Reproduce all of the data below without alteration; exclude every picture.

---- RECORDED INFORMATION

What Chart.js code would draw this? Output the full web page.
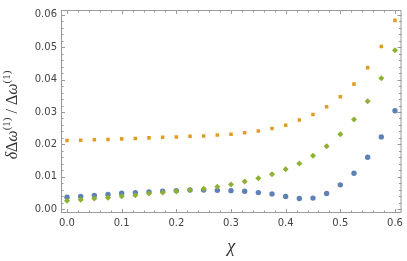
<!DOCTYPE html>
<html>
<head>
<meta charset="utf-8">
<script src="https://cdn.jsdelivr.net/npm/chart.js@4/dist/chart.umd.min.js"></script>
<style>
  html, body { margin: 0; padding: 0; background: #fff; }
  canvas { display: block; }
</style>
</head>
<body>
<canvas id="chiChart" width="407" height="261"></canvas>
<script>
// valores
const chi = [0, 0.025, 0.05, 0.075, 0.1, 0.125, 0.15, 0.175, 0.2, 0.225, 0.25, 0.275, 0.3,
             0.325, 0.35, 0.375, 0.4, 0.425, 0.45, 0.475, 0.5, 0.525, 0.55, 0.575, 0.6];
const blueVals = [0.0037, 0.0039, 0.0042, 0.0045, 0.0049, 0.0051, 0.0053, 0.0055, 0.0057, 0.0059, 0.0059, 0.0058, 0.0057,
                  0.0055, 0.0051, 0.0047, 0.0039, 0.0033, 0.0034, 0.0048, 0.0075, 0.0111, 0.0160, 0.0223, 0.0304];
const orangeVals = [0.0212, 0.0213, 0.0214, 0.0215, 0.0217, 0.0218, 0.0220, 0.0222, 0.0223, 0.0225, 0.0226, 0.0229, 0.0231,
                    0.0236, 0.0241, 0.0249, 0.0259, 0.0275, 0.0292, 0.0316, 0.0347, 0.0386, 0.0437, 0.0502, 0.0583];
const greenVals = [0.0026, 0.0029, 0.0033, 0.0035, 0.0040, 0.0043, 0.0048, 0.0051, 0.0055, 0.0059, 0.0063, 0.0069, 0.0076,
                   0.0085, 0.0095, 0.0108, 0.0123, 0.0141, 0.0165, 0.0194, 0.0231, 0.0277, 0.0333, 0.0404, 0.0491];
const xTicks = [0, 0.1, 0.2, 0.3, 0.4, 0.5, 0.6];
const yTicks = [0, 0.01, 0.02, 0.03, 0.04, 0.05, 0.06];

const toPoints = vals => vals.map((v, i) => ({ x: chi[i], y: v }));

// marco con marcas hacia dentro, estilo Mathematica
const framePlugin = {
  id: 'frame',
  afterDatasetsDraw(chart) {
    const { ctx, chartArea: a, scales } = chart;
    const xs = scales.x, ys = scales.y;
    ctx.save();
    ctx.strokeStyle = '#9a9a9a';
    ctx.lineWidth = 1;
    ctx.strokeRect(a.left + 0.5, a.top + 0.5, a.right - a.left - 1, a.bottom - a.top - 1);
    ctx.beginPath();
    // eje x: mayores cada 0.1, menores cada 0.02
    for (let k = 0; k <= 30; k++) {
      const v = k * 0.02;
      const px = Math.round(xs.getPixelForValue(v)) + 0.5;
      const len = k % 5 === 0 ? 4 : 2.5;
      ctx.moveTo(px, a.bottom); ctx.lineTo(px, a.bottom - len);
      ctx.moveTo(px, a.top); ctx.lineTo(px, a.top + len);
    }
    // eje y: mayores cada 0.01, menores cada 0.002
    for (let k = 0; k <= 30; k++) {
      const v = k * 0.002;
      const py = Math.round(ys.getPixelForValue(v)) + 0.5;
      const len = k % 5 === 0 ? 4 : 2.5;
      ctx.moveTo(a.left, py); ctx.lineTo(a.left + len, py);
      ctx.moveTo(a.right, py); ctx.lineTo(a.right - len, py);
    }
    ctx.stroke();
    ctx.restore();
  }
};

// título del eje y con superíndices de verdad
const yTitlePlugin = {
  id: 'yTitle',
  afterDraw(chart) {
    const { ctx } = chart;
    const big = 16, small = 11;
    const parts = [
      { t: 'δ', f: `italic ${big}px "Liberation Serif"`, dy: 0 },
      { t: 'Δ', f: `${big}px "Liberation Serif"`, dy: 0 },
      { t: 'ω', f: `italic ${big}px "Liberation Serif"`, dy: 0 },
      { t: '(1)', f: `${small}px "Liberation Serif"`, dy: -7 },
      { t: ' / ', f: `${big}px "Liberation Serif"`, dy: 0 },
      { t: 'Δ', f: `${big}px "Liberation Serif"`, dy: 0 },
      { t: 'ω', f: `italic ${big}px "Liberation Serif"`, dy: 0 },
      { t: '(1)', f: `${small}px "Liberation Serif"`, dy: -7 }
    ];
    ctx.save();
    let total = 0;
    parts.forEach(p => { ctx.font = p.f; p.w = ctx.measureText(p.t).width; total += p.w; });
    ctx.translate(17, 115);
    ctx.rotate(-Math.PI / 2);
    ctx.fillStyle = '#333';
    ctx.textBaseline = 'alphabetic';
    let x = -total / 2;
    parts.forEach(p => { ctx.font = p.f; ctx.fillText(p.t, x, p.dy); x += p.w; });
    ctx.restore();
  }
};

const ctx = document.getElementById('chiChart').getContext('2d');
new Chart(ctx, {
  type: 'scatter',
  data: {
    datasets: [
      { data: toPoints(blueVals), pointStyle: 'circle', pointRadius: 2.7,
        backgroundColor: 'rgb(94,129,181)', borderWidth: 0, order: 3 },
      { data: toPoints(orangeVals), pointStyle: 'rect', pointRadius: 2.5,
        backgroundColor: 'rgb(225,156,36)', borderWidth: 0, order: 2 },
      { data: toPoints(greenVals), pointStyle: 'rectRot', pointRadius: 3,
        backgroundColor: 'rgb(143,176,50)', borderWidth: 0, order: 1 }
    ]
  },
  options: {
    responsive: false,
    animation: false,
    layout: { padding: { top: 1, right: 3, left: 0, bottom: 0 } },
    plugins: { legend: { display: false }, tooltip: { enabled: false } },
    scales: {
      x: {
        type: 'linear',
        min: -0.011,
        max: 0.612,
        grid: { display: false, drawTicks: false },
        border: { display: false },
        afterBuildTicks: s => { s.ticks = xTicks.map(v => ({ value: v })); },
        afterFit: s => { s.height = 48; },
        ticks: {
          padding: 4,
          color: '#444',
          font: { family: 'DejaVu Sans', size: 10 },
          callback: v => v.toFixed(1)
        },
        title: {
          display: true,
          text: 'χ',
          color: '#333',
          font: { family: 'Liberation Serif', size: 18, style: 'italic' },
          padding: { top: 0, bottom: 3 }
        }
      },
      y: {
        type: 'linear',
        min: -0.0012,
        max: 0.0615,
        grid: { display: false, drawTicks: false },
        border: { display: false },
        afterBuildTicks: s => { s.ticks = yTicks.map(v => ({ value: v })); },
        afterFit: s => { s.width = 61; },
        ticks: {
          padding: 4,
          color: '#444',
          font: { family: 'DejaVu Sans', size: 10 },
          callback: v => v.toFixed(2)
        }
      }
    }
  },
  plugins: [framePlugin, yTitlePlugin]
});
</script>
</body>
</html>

--------

THE ANSWER:
What Chart.js code would draw this? Output the full web page.
<!DOCTYPE html>
<html>
<head>
<meta charset="utf-8">
<script src="https://cdn.jsdelivr.net/npm/chart.js@4/dist/chart.umd.min.js"></script>
<style>
  html, body { margin: 0; padding: 0; background: #fff; }
  canvas { display: block; }
</style>
</head>
<body>
<canvas id="chiChart" width="407" height="261"></canvas>
<script>
// valores
const chi = [0, 0.025, 0.05, 0.075, 0.1, 0.125, 0.15, 0.175, 0.2, 0.225, 0.25, 0.275, 0.3,
             0.325, 0.35, 0.375, 0.4, 0.425, 0.45, 0.475, 0.5, 0.525, 0.55, 0.575, 0.6];
const blueVals = [0.0037, 0.0039, 0.0042, 0.0045, 0.0049, 0.0051, 0.0053, 0.0055, 0.0057, 0.0059, 0.0059, 0.0058, 0.0057,
                  0.0055, 0.0051, 0.0047, 0.0039, 0.0033, 0.0034, 0.0048, 0.0075, 0.0111, 0.0160, 0.0223, 0.0304];
const orangeVals = [0.0212, 0.0213, 0.0214, 0.0215, 0.0217, 0.0218, 0.0220, 0.0222, 0.0223, 0.0225, 0.0226, 0.0229, 0.0231,
                    0.0236, 0.0241, 0.0249, 0.0259, 0.0275, 0.0292, 0.0316, 0.0347, 0.0386, 0.0437, 0.0502, 0.0583];
const greenVals = [0.0026, 0.0029, 0.0033, 0.0035, 0.0040, 0.0043, 0.0048, 0.0051, 0.0055, 0.0059, 0.0063, 0.0069, 0.0076,
                   0.0085, 0.0095, 0.0108, 0.0123, 0.0141, 0.0165, 0.0194, 0.0231, 0.0277, 0.0333, 0.0404, 0.0491];
const xTicks = [0, 0.1, 0.2, 0.3, 0.4, 0.5, 0.6];
const yTicks = [0, 0.01, 0.02, 0.03, 0.04, 0.05, 0.06];

const toPoints = vals => vals.map((v, i) => ({ x: chi[i], y: v }));

// marco con marcas hacia dentro, estilo Mathematica
const framePlugin = {
  id: 'frame',
  afterDatasetsDraw(chart) {
    const { ctx, chartArea: a, scales } = chart;
    const xs = scales.x, ys = scales.y;
    ctx.save();
    ctx.strokeStyle = '#9a9a9a';
    ctx.lineWidth = 1;
    ctx.strokeRect(a.left + 0.5, a.top + 0.5, a.right - a.left - 1, a.bottom - a.top - 1);
    ctx.beginPath();
    // eje x: mayores cada 0.1, menores cada 0.02
    for (let k = 0; k <= 30; k++) {
      const v = k * 0.02;
      const px = Math.round(xs.getPixelForValue(v)) + 0.5;
      const len = k % 5 === 0 ? 4 : 2.5;
      ctx.moveTo(px, a.bottom); ctx.lineTo(px, a.bottom - len);
      ctx.moveTo(px, a.top); ctx.lineTo(px, a.top + len);
    }
    // eje y: mayores cada 0.01, menores cada 0.002
    for (let k = 0; k <= 30; k++) {
      const v = k * 0.002;
      const py = Math.round(ys.getPixelForValue(v)) + 0.5;
      const len = k % 5 === 0 ? 4 : 2.5;
      ctx.moveTo(a.left, py); ctx.lineTo(a.left + len, py);
      ctx.moveTo(a.right, py); ctx.lineTo(a.right - len, py);
    }
    ctx.stroke();
    ctx.restore();
  }
};

// título del eje y con superíndices de verdad
const yTitlePlugin = {
  id: 'yTitle',
  afterDraw(chart) {
    const { ctx } = chart;
    const big = 16, small = 11;
    const parts = [
      { t: 'δ', f: `italic ${big}px "Liberation Serif"`, dy: 0 },
      { t: 'Δ', f: `${big}px "Liberation Serif"`, dy: 0 },
      { t: 'ω', f: `italic ${big}px "Liberation Serif"`, dy: 0 },
      { t: '(1)', f: `${small}px "Liberation Serif"`, dy: -7 },
      { t: ' / ', f: `${big}px "Liberation Serif"`, dy: 0 },
      { t: 'Δ', f: `${big}px "Liberation Serif"`, dy: 0 },
      { t: 'ω', f: `italic ${big}px "Liberation Serif"`, dy: 0 },
      { t: '(1)', f: `${small}px "Liberation Serif"`, dy: -7 }
    ];
    ctx.save();
    let total = 0;
    parts.forEach(p => { ctx.font = p.f; p.w = ctx.measureText(p.t).width; total += p.w; });
    ctx.translate(17, 115);
    ctx.rotate(-Math.PI / 2);
    ctx.fillStyle = '#333';
    ctx.textBaseline = 'alphabetic';
    let x = -total / 2;
    parts.forEach(p => { ctx.font = p.f; ctx.fillText(p.t, x, p.dy); x += p.w; });
    ctx.restore();
  }
};

const ctx = document.getElementById('chiChart').getContext('2d');
new Chart(ctx, {
  type: 'scatter',
  data: {
    datasets: [
      { data: toPoints(blueVals), pointStyle: 'circle', pointRadius: 2.7,
        backgroundColor: 'rgb(94,129,181)', borderWidth: 0, order: 3 },
      { data: toPoints(orangeVals), pointStyle: 'rect', pointRadius: 2.5,
        backgroundColor: 'rgb(225,156,36)', borderWidth: 0, order: 2 },
      { data: toPoints(greenVals), pointStyle: 'rectRot', pointRadius: 3,
        backgroundColor: 'rgb(143,176,50)', borderWidth: 0, order: 1 }
    ]
  },
  options: {
    responsive: false,
    animation: false,
    layout: { padding: { top: 1, right: 3, left: 0, bottom: 0 } },
    plugins: { legend: { display: false }, tooltip: { enabled: false } },
    scales: {
      x: {
        type: 'linear',
        min: -0.011,
        max: 0.612,
        grid: { display: false, drawTicks: false },
        border: { display: false },
        afterBuildTicks: s => { s.ticks = xTicks.map(v => ({ value: v })); },
        afterFit: s => { s.height = 48; },
        ticks: {
          padding: 4,
          color: '#444',
          font: { family: 'DejaVu Sans', size: 10 },
          callback: v => v.toFixed(1)
        },
        title: {
          display: true,
          text: 'χ',
          color: '#333',
          font: { family: 'Liberation Serif', size: 18, style: 'italic' },
          padding: { top: 0, bottom: 3 }
        }
      },
      y: {
        type: 'linear',
        min: -0.0012,
        max: 0.0615,
        grid: { display: false, drawTicks: false },
        border: { display: false },
        afterBuildTicks: s => { s.ticks = yTicks.map(v => ({ value: v })); },
        afterFit: s => { s.width = 61; },
        ticks: {
          padding: 4,
          color: '#444',
          font: { family: 'DejaVu Sans', size: 10 },
          callback: v => v.toFixed(2)
        }
      }
    }
  },
  plugins: [framePlugin, yTitlePlugin]
});
</script>
</body>
</html>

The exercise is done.